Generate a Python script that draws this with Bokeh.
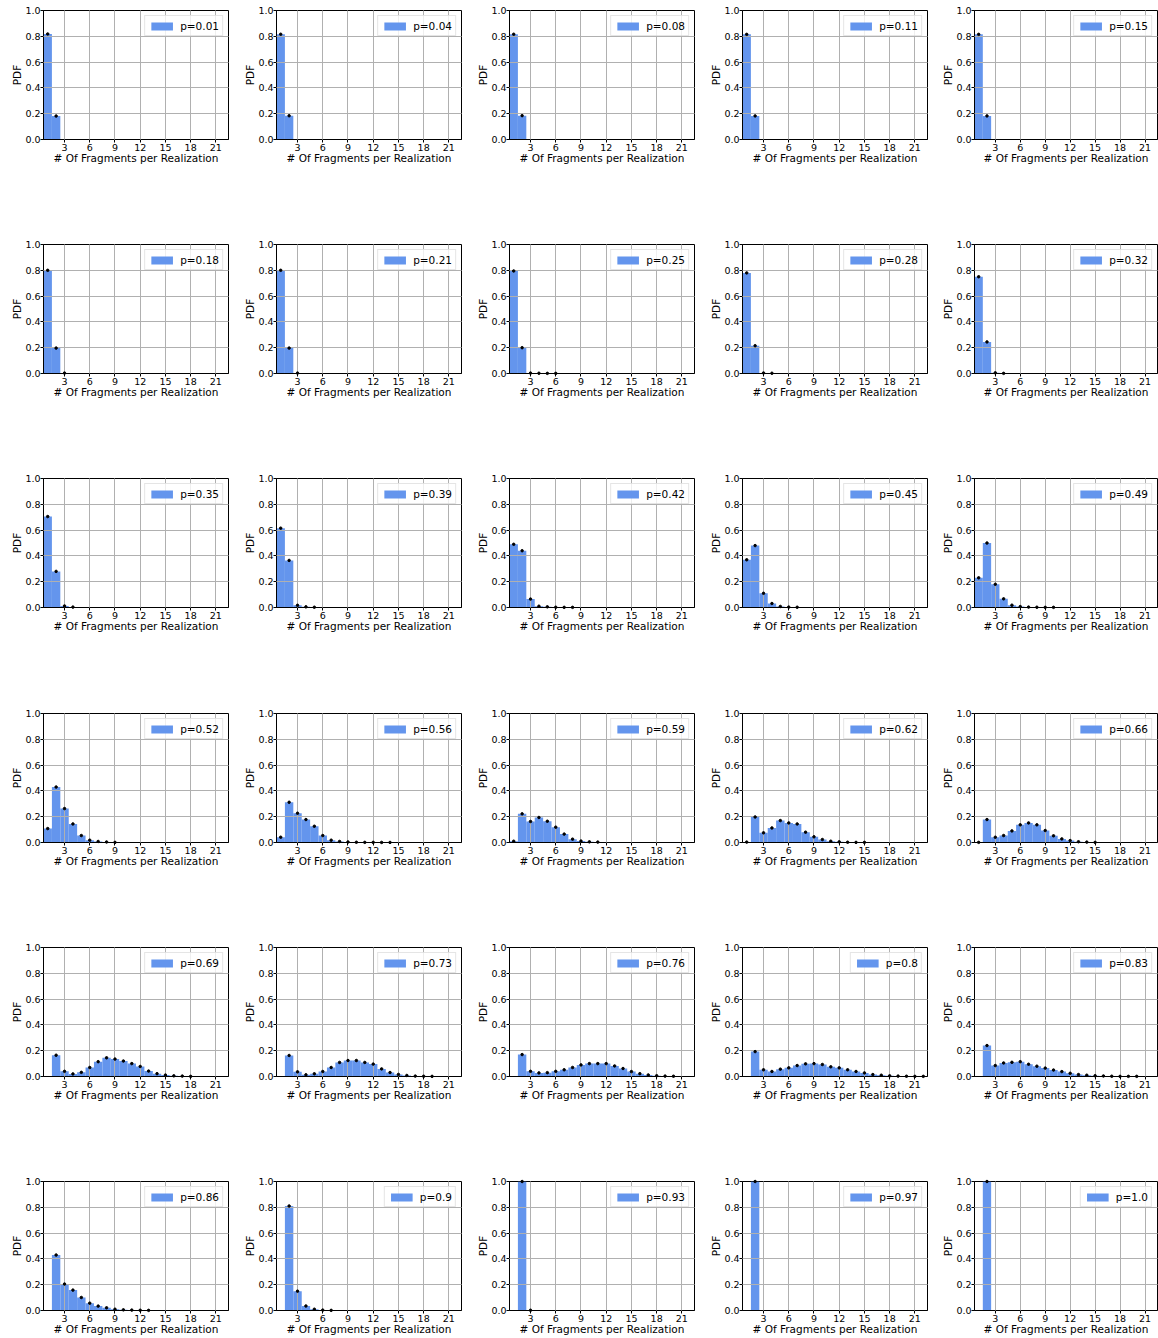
import numpy as np
from bokeh.plotting import figure
from bokeh.layouts import gridplot
from bokeh.models import Range1d, FixedTicker, PrintfTickFormatter, ColumnDataSource
from bokeh.embed import file_html
from bokeh.resources import INLINE

# ---------------- data ----------------
p_labels = ["0.01", "0.04", "0.08", "0.11", "0.15",
            "0.18", "0.21", "0.25", "0.28", "0.32",
            "0.35", "0.39", "0.42", "0.45", "0.49",
            "0.52", "0.56", "0.59", "0.62", "0.66",
            "0.69", "0.73", "0.76", "0.8", "0.83",
            "0.86", "0.9", "0.93", "0.97", "1.0"]

xticks = [3, 6, 9, 12, 15, 18, 21]
yticks = [0.0, 0.2, 0.4, 0.6, 0.8, 1.0]

# PDF per number of fragments (bin 1, 2, 3, ...); None = no data
pdf_001 = [0.818, 0.182]
pdf_004 = [0.816, 0.184]
pdf_008 = [0.816, 0.185]
pdf_011 = [0.815, 0.183]
pdf_015 = [0.815, 0.183]
pdf_018 = [0.800, 0.197, 0.003]
pdf_021 = [0.800, 0.197, 0.003]
pdf_025 = [0.795, 0.200, 0.003, 0.002, 0.001, 0.001]
pdf_028 = [0.780, 0.215, 0.004, 0.002]
pdf_032 = [0.750, 0.245, 0.005, 0.001]
pdf_035 = [0.705, 0.280, 0.012, 0.003]
pdf_039 = [0.615, 0.365, 0.017, 0.005, 0.002]
pdf_042 = [0.490, 0.440, 0.065, 0.010, 0.005, 0.002, 0.001, 0.001]
pdf_045 = [0.370, 0.480, 0.110, 0.031, 0.008, 0.003, 0.002]
pdf_049 = [0.230, 0.500, 0.180, 0.067, 0.018, 0.007, 0.003, 0.002, 0.001, 0.001]
pdf_052 = [0.108, 0.430, 0.263, 0.144, 0.054, 0.018, 0.008, 0.004, 0.001]
pdf_056 = [0.041, 0.312, 0.227, 0.178, 0.126, 0.054, 0.018, 0.008, 0.004,
           0.002, 0.001, 0.001, 0.0005, 0.0005]
pdf_059 = [0.010, 0.222, 0.163, 0.194, 0.165, 0.119, 0.065, 0.026, 0.011,
           0.005, 0.003]
pdf_062 = [0.003, 0.198, 0.075, 0.113, 0.170, 0.152, 0.144, 0.080, 0.044,
           0.023, 0.010, 0.005, 0.002, 0.001, 0.001]
pdf_066 = [0.001, 0.178, 0.041, 0.054, 0.090, 0.137, 0.152, 0.137, 0.093,
           0.052, 0.028, 0.015, 0.006, 0.003, 0.001]
pdf_069 = [None, 0.165, 0.040, 0.020, 0.032, 0.070, 0.115, 0.145, 0.135,
           0.120, 0.100, 0.078, 0.042, 0.022, 0.011, 0.005, 0.003, 0.001]
pdf_073 = [None, 0.163, 0.036, 0.013, 0.021, 0.039, 0.070, 0.109, 0.124,
           0.124, 0.109, 0.096, 0.059, 0.031, 0.016, 0.008, 0.003, 0.002, 0.001]
pdf_076 = [None, 0.170, 0.040, 0.028, 0.030, 0.040, 0.052, 0.070, 0.090,
           0.100, 0.100, 0.100, 0.082, 0.062, 0.038, 0.022, 0.012, 0.006,
           0.003, 0.002]
pdf_080 = [None, 0.193, 0.052, 0.039, 0.057, 0.067, 0.085, 0.098, 0.100,
           0.093, 0.075, 0.067, 0.052, 0.039, 0.028, 0.015, 0.010, 0.005,
           0.003, 0.002, 0.001, 0.001]
pdf_083 = [None, 0.240, 0.085, 0.105, 0.110, 0.115, 0.095, 0.080, 0.065,
           0.050, 0.038, 0.025, 0.015, 0.010, 0.006, 0.004, 0.002, 0.001,
           0.001, 0.001]
pdf_086 = [None, 0.430, 0.205, 0.158, 0.101, 0.057, 0.034, 0.021, 0.010,
           0.005, 0.003, 0.002, 0.001]
pdf_090 = [None, 0.810, 0.150, 0.035, 0.010, 0.003, 0.001]
pdf_093 = [None, 1.000, 0.002]
pdf_097 = [None, 1.000]
pdf_100 = [None, 1.000]

series = [pdf_001, pdf_004, pdf_008, pdf_011, pdf_015,
          pdf_018, pdf_021, pdf_025, pdf_028, pdf_032,
          pdf_035, pdf_039, pdf_042, pdf_045, pdf_049,
          pdf_052, pdf_056, pdf_059, pdf_062, pdf_066,
          pdf_069, pdf_073, pdf_076, pdf_080, pdf_083,
          pdf_086, pdf_090, pdf_093, pdf_097, pdf_100]

# ---------------- styling ----------------
FONT = "DejaVu Sans"
BAR = "#6495ED"
GRID = "#b0b0b0"
NCOLS = 5
NROWS = len(series) // NCOLS
COL_W = [233, 233, 233, 232, 227]
ROW_H = [234, 234, 235, 234, 234, 167]

figs = []
for i, (lab, vals) in enumerate(zip(p_labels, series)):
    r, c = divmod(i, NCOLS)
    last_col = c == NCOLS - 1
    w = COL_W[c]
    h = ROW_H[r]
    f = figure(width=w, height=h,
               x_range=Range1d(0.5, 22.5), y_range=Range1d(0.0, 1.0),
               output_backend="svg", toolbar_location=None,
               min_border_left=43, min_border_right=w - 43 - (183 if last_col else 185),
               min_border_top=10, min_border_bottom=h - 10 - 129)
    f.background_fill_color = "white"
    f.border_fill_color = "white"
    f.outline_line_color = "black"
    f.outline_line_width = 1
    f.outline_line_alpha = 1

    y = np.array([np.nan if v is None else v for v in vals], dtype=float)
    x = np.arange(1, len(y) + 1)
    src = ColumnDataSource(dict(x=x, y=y))
    f.vbar(x="x", top="y", width=1.0, bottom=0, source=src,
           fill_color=BAR, line_color=None, legend_label="p=" + lab)
    dots = f.scatter(x="x", y="y", source=src, size=2.5, marker="circle",
                     fill_color="black", line_color="black")
    dots.level = "annotation"

    # grid above bars (matplotlib default)
    f.grid.grid_line_color = GRID
    f.grid.grid_line_width = 1
    f.grid.level = "guide"
    f.xgrid.ticker = FixedTicker(ticks=xticks)
    f.ygrid.ticker = FixedTicker(ticks=yticks)

    f.xaxis.ticker = FixedTicker(ticks=xticks)
    f.yaxis.ticker = FixedTicker(ticks=yticks)
    f.yaxis.formatter = PrintfTickFormatter(format="%.1f")
    f.xaxis.axis_label = "# Of Fragments per Realization"
    f.yaxis.axis_label = "PDF"
    for ax in (f.xaxis[0], f.yaxis[0]):
        ax.axis_label_text_font = FONT
        ax.axis_label_text_font_size = "10.5px"
        ax.axis_label_text_font_style = "normal"
        ax.axis_label_text_color = "black"
        ax.major_label_text_font = FONT
        ax.major_label_text_font_size = "9.5px"
        ax.major_label_text_color = "black"
        ax.axis_line_color = "black"
        ax.major_tick_line_color = "black"
        ax.major_tick_out = 3
        ax.major_tick_in = 0
        ax.minor_tick_line_color = None
        ax.major_label_standoff = 1
    f.xaxis.axis_label_standoff = -2
    f.yaxis.axis_label_standoff = -1
    f.yaxis.major_label_standoff = 0

    lg = f.legend[0]
    lg.location = "top_right"
    lg.margin = 5
    lg.padding = 3
    lg.spacing = 0
    lg.glyph_width = 27
    lg.glyph_height = 10
    lg.label_standoff = 5
    lg.label_height = 13
    lg.label_text_font = FONT
    lg.label_text_font_size = "10.5px"
    lg.label_text_color = "black"
    lg.border_line_color = "#cccccc"
    lg.border_line_width = 1
    lg.background_fill_alpha = 0.8

    figs.append(f)

grid = gridplot(figs, ncols=NCOLS, toolbar_location=None)

open("out.html", "w").write(file_html(grid, INLINE))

☆ ☆ ☆

Task instructions
Leave out the pictures and repeat exactly the lines from the start of the material through the line that contains "from bokeh.resources import INLINE", both included.

Exercise solution
Generate a Python script that draws this with Bokeh.
import numpy as np
from bokeh.plotting import figure
from bokeh.layouts import gridplot
from bokeh.models import Range1d, FixedTicker, PrintfTickFormatter, ColumnDataSource
from bokeh.embed import file_html
from bokeh.resources import INLINE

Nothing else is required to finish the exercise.